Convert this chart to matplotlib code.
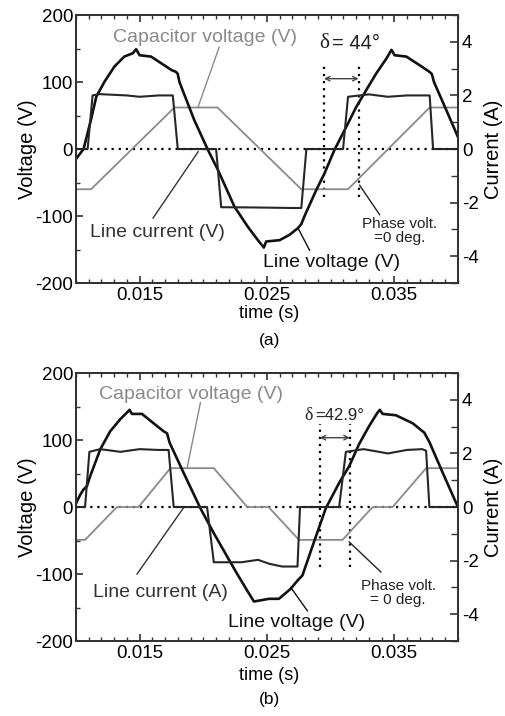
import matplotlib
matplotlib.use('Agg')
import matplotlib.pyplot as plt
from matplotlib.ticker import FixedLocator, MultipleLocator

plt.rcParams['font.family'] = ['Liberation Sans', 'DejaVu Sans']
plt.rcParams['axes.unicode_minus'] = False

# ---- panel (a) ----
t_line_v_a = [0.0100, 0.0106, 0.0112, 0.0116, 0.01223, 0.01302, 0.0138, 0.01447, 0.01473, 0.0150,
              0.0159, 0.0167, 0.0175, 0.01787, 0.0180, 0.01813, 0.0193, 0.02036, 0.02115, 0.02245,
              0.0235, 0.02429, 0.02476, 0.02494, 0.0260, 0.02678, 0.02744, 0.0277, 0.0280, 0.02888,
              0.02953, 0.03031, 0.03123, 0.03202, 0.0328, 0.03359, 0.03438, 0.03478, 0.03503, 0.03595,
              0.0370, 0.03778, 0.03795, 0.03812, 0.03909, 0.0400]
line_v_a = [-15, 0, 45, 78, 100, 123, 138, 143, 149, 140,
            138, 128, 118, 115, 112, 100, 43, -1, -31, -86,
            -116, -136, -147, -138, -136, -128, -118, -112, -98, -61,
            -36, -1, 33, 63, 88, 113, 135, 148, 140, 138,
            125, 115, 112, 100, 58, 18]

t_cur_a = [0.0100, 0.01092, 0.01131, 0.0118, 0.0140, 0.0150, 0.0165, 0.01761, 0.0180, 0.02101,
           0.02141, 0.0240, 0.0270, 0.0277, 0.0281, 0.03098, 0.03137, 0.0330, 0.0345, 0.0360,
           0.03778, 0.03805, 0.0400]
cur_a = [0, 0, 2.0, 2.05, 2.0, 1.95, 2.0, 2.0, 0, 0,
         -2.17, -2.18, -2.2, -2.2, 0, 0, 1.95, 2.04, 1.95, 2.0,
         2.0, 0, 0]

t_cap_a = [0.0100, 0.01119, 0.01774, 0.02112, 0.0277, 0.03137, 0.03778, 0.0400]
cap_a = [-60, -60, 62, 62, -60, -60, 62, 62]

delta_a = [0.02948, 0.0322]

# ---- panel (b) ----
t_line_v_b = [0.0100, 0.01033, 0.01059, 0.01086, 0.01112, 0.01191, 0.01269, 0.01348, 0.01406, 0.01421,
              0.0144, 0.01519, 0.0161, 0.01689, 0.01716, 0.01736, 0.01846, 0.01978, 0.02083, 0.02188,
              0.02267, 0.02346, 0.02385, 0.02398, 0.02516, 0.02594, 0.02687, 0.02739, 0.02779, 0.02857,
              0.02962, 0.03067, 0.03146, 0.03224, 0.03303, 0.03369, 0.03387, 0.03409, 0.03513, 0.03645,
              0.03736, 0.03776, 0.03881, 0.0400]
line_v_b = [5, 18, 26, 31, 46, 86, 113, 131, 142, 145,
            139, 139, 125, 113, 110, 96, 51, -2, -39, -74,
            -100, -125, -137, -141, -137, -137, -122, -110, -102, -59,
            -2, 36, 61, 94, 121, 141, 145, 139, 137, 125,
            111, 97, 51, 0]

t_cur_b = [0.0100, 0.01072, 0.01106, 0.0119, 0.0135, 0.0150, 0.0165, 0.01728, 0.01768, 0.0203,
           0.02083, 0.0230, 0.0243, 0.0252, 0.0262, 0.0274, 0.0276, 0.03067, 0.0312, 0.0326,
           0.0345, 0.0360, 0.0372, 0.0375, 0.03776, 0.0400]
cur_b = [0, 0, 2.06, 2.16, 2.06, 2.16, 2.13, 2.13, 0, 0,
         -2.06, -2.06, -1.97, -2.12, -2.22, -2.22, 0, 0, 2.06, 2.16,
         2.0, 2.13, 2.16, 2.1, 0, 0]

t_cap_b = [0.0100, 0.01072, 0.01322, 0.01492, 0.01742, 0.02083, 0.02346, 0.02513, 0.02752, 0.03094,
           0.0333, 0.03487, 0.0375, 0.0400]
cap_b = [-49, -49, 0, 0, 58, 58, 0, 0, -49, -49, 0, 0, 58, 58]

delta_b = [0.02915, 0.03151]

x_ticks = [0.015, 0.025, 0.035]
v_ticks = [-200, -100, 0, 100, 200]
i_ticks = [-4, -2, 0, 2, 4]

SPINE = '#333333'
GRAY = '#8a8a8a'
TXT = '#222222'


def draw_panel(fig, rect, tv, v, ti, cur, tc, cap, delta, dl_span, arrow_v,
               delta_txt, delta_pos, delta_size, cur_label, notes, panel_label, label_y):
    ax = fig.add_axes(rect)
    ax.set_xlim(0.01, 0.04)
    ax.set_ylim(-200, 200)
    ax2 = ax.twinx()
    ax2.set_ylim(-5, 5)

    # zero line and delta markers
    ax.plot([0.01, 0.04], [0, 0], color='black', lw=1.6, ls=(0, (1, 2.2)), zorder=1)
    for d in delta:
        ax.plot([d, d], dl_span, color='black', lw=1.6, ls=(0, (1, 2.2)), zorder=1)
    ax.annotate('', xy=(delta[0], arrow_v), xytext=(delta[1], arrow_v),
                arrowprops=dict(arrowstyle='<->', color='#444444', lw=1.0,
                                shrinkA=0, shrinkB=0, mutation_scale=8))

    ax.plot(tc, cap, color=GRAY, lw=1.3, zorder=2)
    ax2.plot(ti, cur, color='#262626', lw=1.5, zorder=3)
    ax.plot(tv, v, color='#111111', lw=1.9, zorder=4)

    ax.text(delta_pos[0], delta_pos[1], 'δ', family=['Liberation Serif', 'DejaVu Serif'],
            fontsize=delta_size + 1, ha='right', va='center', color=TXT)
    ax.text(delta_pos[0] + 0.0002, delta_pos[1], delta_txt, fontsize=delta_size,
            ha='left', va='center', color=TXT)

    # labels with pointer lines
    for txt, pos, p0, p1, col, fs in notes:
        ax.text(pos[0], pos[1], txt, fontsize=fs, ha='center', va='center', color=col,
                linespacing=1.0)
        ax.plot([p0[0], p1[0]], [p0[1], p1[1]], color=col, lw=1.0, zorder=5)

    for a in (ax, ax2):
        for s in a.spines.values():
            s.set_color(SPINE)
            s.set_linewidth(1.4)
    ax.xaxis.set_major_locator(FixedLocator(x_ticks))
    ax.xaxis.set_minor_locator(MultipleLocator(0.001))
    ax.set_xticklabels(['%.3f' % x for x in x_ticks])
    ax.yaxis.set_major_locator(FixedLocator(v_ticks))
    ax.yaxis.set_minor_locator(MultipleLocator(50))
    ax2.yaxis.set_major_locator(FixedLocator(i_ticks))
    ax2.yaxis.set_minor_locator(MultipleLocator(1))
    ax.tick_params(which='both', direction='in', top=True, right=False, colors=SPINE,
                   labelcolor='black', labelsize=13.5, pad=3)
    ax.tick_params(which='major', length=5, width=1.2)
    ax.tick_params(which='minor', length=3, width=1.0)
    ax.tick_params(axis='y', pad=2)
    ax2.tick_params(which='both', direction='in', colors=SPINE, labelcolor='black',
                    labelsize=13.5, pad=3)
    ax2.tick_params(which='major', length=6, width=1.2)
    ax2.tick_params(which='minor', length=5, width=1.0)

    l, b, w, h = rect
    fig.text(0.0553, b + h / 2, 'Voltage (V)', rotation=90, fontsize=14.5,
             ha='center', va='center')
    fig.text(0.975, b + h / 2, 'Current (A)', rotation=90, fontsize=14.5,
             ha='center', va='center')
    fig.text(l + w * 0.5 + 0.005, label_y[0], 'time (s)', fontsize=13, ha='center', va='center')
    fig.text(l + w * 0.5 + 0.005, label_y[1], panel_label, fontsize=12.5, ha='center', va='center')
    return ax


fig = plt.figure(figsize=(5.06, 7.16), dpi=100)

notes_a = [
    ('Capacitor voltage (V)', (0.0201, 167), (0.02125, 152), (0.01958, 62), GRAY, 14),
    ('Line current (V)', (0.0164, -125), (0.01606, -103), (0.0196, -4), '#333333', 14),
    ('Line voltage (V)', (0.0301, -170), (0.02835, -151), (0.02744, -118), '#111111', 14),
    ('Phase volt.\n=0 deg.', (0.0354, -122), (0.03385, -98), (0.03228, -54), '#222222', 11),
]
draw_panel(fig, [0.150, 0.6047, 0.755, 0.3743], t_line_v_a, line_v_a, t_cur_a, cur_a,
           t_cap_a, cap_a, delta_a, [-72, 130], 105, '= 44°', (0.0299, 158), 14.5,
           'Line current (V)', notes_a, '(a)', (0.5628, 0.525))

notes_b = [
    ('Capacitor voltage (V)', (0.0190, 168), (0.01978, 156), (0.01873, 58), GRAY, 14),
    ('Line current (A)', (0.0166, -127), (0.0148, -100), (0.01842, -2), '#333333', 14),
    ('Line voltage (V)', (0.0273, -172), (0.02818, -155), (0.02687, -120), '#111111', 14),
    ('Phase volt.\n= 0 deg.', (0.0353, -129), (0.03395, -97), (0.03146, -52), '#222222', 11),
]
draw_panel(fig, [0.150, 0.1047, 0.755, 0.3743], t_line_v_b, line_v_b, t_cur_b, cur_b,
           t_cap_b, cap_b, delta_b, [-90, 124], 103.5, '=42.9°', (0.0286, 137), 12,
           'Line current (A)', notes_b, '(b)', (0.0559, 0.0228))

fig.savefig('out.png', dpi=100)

——

What you are asked to do: Could the lines from the top of the material through the line with "delta_a = [0.02948, 0.0322]" be repeated exactly, pictures left out?

Solved problem:
Convert this chart to matplotlib code.
import matplotlib
matplotlib.use('Agg')
import matplotlib.pyplot as plt
from matplotlib.ticker import FixedLocator, MultipleLocator

plt.rcParams['font.family'] = ['Liberation Sans', 'DejaVu Sans']
plt.rcParams['axes.unicode_minus'] = False

# ---- panel (a) ----
t_line_v_a = [0.0100, 0.0106, 0.0112, 0.0116, 0.01223, 0.01302, 0.0138, 0.01447, 0.01473, 0.0150,
              0.0159, 0.0167, 0.0175, 0.01787, 0.0180, 0.01813, 0.0193, 0.02036, 0.02115, 0.02245,
              0.0235, 0.02429, 0.02476, 0.02494, 0.0260, 0.02678, 0.02744, 0.0277, 0.0280, 0.02888,
              0.02953, 0.03031, 0.03123, 0.03202, 0.0328, 0.03359, 0.03438, 0.03478, 0.03503, 0.03595,
              0.0370, 0.03778, 0.03795, 0.03812, 0.03909, 0.0400]
line_v_a = [-15, 0, 45, 78, 100, 123, 138, 143, 149, 140,
            138, 128, 118, 115, 112, 100, 43, -1, -31, -86,
            -116, -136, -147, -138, -136, -128, -118, -112, -98, -61,
            -36, -1, 33, 63, 88, 113, 135, 148, 140, 138,
            125, 115, 112, 100, 58, 18]

t_cur_a = [0.0100, 0.01092, 0.01131, 0.0118, 0.0140, 0.0150, 0.0165, 0.01761, 0.0180, 0.02101,
           0.02141, 0.0240, 0.0270, 0.0277, 0.0281, 0.03098, 0.03137, 0.0330, 0.0345, 0.0360,
           0.03778, 0.03805, 0.0400]
cur_a = [0, 0, 2.0, 2.05, 2.0, 1.95, 2.0, 2.0, 0, 0,
         -2.17, -2.18, -2.2, -2.2, 0, 0, 1.95, 2.04, 1.95, 2.0,
         2.0, 0, 0]

t_cap_a = [0.0100, 0.01119, 0.01774, 0.02112, 0.0277, 0.03137, 0.03778, 0.0400]
cap_a = [-60, -60, 62, 62, -60, -60, 62, 62]

delta_a = [0.02948, 0.0322]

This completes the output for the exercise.